Every change to our process should start as an update to the handbook. The update should be written as if it has been adopted. The changes become a pull request (PR) in the handbook repository. That is everyone’s opportunity to comment on the proposal, to point out problems, and to suggest improvements. If there is general agreement, especially by those who are directly impacted, the change is merged into the handbook and becomes The Way.



The water cooler is an opportunity to meet up with colleagues. Discussion topics range from social matters (e.g., How are you doing? Are you doing anything fun this weekend?) to work topics (e.g., What is your opinion about the best way to do XYZ? Do you know how to fix a problem with PQR?).

We have a few water cooler sessions planted throughout a 24-hour day. Pick that ones to attend that make sense for your working hours. Since these are optional, you might want to ask people to join if you have something specific to discuss with them.

Demo Time

Demo Time can be used for three types of topics. Any demo should be recorded at least for internal distribution. Recordings help those who are unable to attend in person, and can be replayed as a reminder or to look for specific points of interest.

  1. Share what you are working on. This could be completed work or work in progress. Show the features you completed, or describe a problem you would like help with.
  2. Share your knowledge. You could demonstrate some technology you have used, a coding practice, an approach to testing, anything that might be interesting for others to learn about.
  3. Some demos are worth sharing with the world. We tend to post recordings to our YouTube channel.

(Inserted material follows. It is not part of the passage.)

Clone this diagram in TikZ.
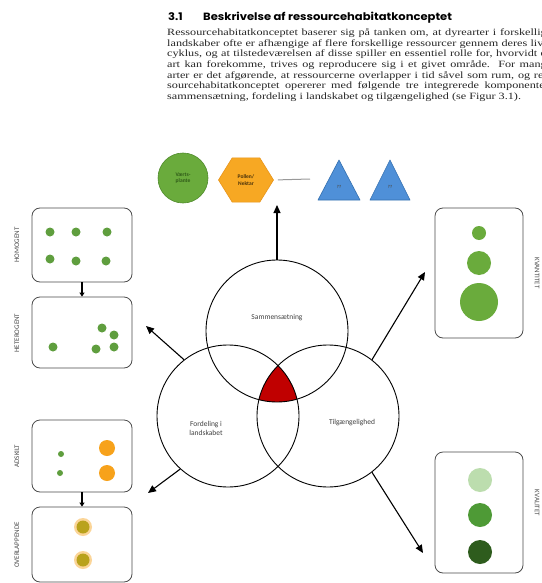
\documentclass[tikz,border=0pt]{standalone}
\usepackage{fontspec}
\setmainfont{Liberation Serif}
\newfontfamily\bodyfont[FakeStretch=1.27]{Liberation Serif}
\newfontfamily\titlefont[FakeStretch=1.1]{Poppins}
\newfontfamily\labfont{Carlito}
\usetikzlibrary{arrows.meta,shapes.geometric}
\definecolor{vgreen}{HTML}{6AAB3C}
\definecolor{vgreenD}{HTML}{4E8A2A}
\definecolor{vgreenT}{HTML}{2F5A18}
\definecolor{vorange}{HTML}{F7A823}
\definecolor{vorangeD}{HTML}{E8941A}
\definecolor{vblue}{HTML}{4F90D8}
\definecolor{vblueD}{HTML}{3470B0}
\definecolor{vred}{HTML}{C00000}
\definecolor{dotg}{HTML}{5F9E3E}
\definecolor{dotor}{HTML}{F7A21B}
\definecolor{dotol}{HTML}{B9A21C}
\definecolor{qlight}{HTML}{BCDDAE}
\definecolor{qmid}{HTML}{4E9A36}
\definecolor{qdark}{HTML}{2E5C1D}
\tikzset{
  venn/.style={circle, draw=black, line width=0.9pt, minimum size=142pt, inner sep=0pt},
  venntext/.style={font=\labfont\fontsize{7.5}{9}\selectfont, text=black!75, align=center},
  mainarrow/.style={-{Triangle[length=8pt,width=7pt]}, line width=1.1pt},
  smallarrow/.style={-{Triangle[length=4pt,width=5pt]}, line width=1.3pt},
  box/.style={draw=black!70, line width=0.8pt, rounded corners=8pt, inner sep=0pt},
  boxlab/.style={font=\labfont\fontsize{7}{8}\selectfont, text=black!70},
  bodytext/.style={anchor=base west, inner sep=0pt, font=\bodyfont\fontsize{9.6}{10.7}\selectfont, text=black!85},
  titletext/.style={anchor=base west, inner sep=0pt, font=\titlefont\bfseries\fontsize{10.5}{12}\selectfont},
  plantc/.style={circle, fill=vgreen, draw=vgreenD, line width=0.6pt, minimum size=50pt, inner sep=0pt,
    font=\labfont\bfseries\fontsize{5.5}{6.5}\selectfont, text=vgreenT, align=center},
  hexa/.style={regular polygon, regular polygon sides=6, fill=vorange, draw=vorangeD, line width=0.6pt,
    minimum size=55pt, inner sep=0pt, font=\labfont\bfseries\fontsize{5.5}{6.5}\selectfont, text=black!70!vorange, align=center},
  tri/.style={fill=vblue, draw=vblueD, line width=0.6pt, line join=round},
  tritext/.style={font=\labfont\bfseries\fontsize{4.5}{5}\selectfont, text=black!70, inner sep=0pt},
  greyline/.style={draw=black!40, line width=1pt}
}
\begin{document}
\begin{tikzpicture}[x=1pt,y=-1pt]
\useasboundingbox[fill=white] (0,0) rectangle (541,583);

% header
\node[titletext] (t31) at (168,21) {3.1};
\node[titletext] (ttl) at (203,21) {Beskrivelse af ressourcehabitatkonceptet};
\node[bodytext] (b1) at (167,35.5) {\hbox to 385pt{Ressourcehabitatkonceptet baserer sig på tanken om, at dyrearter i forskellige}};
\node[bodytext] (b2) at (167,46.2) {\hbox to 385pt{landskaber ofte er afhængige af flere forskellige ressourcer gennem deres livs-}};
\node[bodytext] (b3) at (167,56.9) {\hbox to 385pt{cyklus, og at tilstedeværelsen af disse spiller en essentiel rolle for, hvorvidt en}};
\node[bodytext] (b4) at (167,67.6) {\hbox to 385pt{art kan forekomme, trives og reproducere sig i et givet område. For mange}};
\node[bodytext] (b5) at (167,78.3) {\hbox to 385pt{arter er det afgørende, at ressourcerne overlapper i tid såvel som rum, og res-}};
\node[bodytext] (b6) at (167,89.0) {\hbox to 385pt{sourcehabitatkonceptet opererer med følgende tre integrerede komponenter:}};
\node[bodytext] (b7) at (167,99.7) {sammensætning, fordeling i landskabet og tilgængelighed (se Figur 3.1).};

% top row of resources
\node[plantc] (vp) at (183,178) {Værts-\\plante};
\node[hexa, yscale=0.93] (hx) at (246,180) {};
\node[font=\labfont\bfseries\fontsize{5.5}{6.5}\selectfont, text=black!70!vorange, align=center] (hxt) at (hx.center) {Pollen/\\Nektar};
\draw[tri] (318,200) -- (339,160) -- (360,200) -- cycle;
\draw[tri] (370,200) -- (390,160) -- (410,200) -- cycle;
\node[tritext] (tr1) at (339,187) {??};
\node[tritext] (tr2) at (390,187) {??};
\coordinate (lnEnd) at (310,179);
\draw[greyline, shorten <=4pt] (hx.east) -- (lnEnd);

% red centre
\begin{scope}
  \clip (277,331) circle (71pt);
  \clip (228,416) circle (71pt);
  \fill[vred] (328,416) circle (71pt);
\end{scope}

% venn circles
\node[venn] (T) at (277,331) {};
\node[venn] (L) at (228,416) {};
\node[venn] (R) at (328,416) {};
\node[venntext] (tT) at (277,318) {Sammensætning};
\node[venntext] (tL) at (206,428) {Fordeling i\\landskabet};
\node[venntext] (tR) at (352,423) {Tilgængelighed};

% arrows from circles
\coordinate (aT) at (277,205);
\coordinate (aUL) at (146,326);
\coordinate (aUR) at (425,272);
\coordinate (aLL) at (148,493);
\coordinate (aLR) at (423,553);
\draw[mainarrow] (T.north) -- (aT);
\draw[mainarrow] (L.128) -- (aUL);
\draw[mainarrow] (R.52) -- (aUR);
\draw[mainarrow] (L.228) -- (aLL);
\draw[mainarrow] (R.-52) -- (aLR);

% left boxes
\node[box, minimum width=100pt, minimum height=74pt] (H) at (82,245) {};
\node[box, minimum width=100pt, minimum height=71pt] (He) at (82,332.5) {};
\node[box, minimum width=100pt, minimum height=72pt] (A) at (82,456) {};
\node[box, minimum width=100pt, minimum height=75pt] (O) at (82,544.5) {};
\draw[smallarrow] (H.south) -- (He.north);
\draw[smallarrow] (A.south) -- (O.north);
\node[boxlab, rotate=90] (lH) at (17,245) {HOMOGENT};
\node[boxlab, rotate=90] (lHe) at (17,333) {HETEROGENT};
\node[boxlab, rotate=90] (lA) at (17,456) {ADSKILT};
\node[boxlab, rotate=90] (lO) at (17,545) {OVERLAPPENDE};

% right boxes
\node[box, minimum width=88pt, minimum height=130pt] (K1) at (479,273) {};
\node[box, minimum width=88pt, minimum height=121pt] (K2) at (479,512.5) {};
\node[boxlab, rotate=-90] (lK1) at (537,273) {KVANTITET};
\node[boxlab, rotate=-90] (lK2) at (537,503) {KVALITET};

% dots homogent
\foreach \p in {(50,232),(76,232),(107,232),(50,259),(76,261),(106,261)}
  \fill[dotg] \p circle (4.5pt);
% dots heterogent
\foreach \p in {(53,347),(102,328),(114,335),(114,347),(96,349)}
  \fill[dotg] \p circle (4.5pt);
% adskilt
\fill[dotg] (61,454) circle (3pt);
\fill[dotg] (60,473) circle (3pt);
\fill[dotor] (107,448) circle (8pt);
\fill[dotor] (107,473) circle (8pt);
% overlappende
\foreach \p in {(83,527),(83,560)}{
  \fill[dotor, opacity=0.45] \p circle (9pt);
  \fill[dotol] \p circle (6.5pt);
}
% kvantitet
\fill[vgreen] (479,233) circle (7pt);
\fill[vgreen] (479,263) circle (12pt);
\fill[vgreen] (479,302) circle (19pt);
% kvalitet
\fill[qlight] (480,480) circle (12pt);
\fill[qmid] (480,515) circle (12pt);
\fill[qdark] (480,552) circle (12pt);
\end{tikzpicture}
\end{document}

Time to reflect on recent history in order to find ways to improve. Reflection prevents small issues from become real problems. Tiny, incremental improvements will compound.

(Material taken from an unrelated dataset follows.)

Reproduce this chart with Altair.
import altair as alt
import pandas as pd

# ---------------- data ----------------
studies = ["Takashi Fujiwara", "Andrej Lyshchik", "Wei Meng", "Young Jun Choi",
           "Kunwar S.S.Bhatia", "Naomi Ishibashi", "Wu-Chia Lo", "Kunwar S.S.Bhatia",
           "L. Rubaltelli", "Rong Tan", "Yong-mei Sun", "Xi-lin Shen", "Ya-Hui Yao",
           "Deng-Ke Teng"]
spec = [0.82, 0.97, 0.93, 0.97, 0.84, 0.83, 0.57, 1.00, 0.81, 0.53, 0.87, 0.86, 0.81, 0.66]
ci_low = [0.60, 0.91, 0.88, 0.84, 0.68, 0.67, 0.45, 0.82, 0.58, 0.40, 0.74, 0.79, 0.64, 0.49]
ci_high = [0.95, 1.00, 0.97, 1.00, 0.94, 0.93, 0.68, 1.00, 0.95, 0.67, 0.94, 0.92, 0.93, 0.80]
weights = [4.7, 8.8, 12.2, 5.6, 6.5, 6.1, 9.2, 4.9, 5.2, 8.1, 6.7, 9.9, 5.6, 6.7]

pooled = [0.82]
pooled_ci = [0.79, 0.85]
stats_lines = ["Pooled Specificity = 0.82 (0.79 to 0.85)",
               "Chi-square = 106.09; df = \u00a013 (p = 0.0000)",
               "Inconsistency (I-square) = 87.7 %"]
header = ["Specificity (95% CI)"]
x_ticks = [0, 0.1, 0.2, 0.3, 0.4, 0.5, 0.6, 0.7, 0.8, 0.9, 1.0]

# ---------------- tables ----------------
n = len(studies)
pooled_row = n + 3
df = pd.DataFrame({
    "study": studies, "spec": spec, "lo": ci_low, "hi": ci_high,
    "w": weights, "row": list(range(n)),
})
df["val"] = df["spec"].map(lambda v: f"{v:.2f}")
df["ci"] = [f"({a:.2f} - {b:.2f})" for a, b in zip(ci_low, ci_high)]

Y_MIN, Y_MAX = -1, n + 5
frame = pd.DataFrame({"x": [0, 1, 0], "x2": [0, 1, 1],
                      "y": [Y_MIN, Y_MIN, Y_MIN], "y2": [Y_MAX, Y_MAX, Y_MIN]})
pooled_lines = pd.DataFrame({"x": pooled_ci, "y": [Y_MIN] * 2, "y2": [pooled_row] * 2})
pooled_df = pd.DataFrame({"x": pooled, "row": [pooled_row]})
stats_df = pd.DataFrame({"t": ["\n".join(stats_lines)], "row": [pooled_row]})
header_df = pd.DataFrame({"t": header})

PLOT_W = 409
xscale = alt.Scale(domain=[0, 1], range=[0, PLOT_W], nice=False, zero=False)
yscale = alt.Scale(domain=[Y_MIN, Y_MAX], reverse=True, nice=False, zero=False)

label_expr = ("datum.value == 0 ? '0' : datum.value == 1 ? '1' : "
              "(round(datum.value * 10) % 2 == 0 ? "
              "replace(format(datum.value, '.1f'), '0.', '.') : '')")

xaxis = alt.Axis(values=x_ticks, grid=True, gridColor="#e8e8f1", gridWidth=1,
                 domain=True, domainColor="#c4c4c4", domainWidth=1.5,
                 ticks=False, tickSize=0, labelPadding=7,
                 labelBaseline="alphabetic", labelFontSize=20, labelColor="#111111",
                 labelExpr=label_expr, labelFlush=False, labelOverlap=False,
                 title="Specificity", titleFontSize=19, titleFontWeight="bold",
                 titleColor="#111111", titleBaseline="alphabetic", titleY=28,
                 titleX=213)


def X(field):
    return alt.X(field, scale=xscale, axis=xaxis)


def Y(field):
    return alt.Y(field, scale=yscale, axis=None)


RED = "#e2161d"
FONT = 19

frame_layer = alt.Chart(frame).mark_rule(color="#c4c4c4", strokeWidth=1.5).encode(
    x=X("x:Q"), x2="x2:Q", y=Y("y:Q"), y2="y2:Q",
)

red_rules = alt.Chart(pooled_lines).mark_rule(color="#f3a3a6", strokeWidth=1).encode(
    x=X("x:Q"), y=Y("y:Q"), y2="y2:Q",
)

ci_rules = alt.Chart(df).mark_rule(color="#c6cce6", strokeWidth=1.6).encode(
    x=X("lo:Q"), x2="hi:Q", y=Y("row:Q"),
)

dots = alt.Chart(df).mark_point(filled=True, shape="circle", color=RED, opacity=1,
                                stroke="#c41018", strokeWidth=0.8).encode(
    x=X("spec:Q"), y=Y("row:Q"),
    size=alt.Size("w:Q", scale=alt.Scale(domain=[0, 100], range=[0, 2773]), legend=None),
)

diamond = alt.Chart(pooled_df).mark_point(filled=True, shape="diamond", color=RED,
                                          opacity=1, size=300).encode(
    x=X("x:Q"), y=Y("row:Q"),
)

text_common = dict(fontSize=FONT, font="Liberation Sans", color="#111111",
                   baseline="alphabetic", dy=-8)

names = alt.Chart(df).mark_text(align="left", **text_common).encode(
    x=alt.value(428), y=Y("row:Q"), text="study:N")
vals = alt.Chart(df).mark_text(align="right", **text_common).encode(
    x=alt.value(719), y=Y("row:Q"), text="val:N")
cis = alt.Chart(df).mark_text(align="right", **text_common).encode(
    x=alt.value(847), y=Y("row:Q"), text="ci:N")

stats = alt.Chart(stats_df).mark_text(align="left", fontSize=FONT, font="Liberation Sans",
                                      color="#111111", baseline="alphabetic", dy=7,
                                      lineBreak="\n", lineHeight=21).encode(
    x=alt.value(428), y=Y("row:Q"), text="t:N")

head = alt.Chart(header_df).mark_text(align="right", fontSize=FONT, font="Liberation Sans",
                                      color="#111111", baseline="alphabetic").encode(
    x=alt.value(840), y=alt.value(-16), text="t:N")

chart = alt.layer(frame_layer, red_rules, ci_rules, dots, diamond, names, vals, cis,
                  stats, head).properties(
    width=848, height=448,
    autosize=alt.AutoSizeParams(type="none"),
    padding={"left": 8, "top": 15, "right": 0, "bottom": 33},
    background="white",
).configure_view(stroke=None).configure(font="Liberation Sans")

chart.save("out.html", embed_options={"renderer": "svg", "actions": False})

The best approach for a retrospective is to give the team a place to brainstorm ideas (Google Doc or JamBoard) and at least 24 hours of notice. Then during the retrospective meeting, discuss the items that have been added, and add any new ideas that come from the discussion. The categories are meant to stimulate thinking.

  • Good / What is working
  • Bad / What is not working / What could be better
  • Ugly / Recent disasters
  • Action items

As the last part of the discussion, decide what action items to try, usually a subset of the full list. Focus on what is do-able and seems like high value add.

Weekly Planning

Review active and ready issues, and update statuses to clear what has been done and choose focal areas for the next week and cycle. Review short-term and long-term objectives to keep the team aligned on priorities.

Team Stories

This is a suggestion. We can consider what this might mean for us. Perhaps Demo Time is our way to generate team stories. Perhaps we could use some anecdotes for our recruiting pages.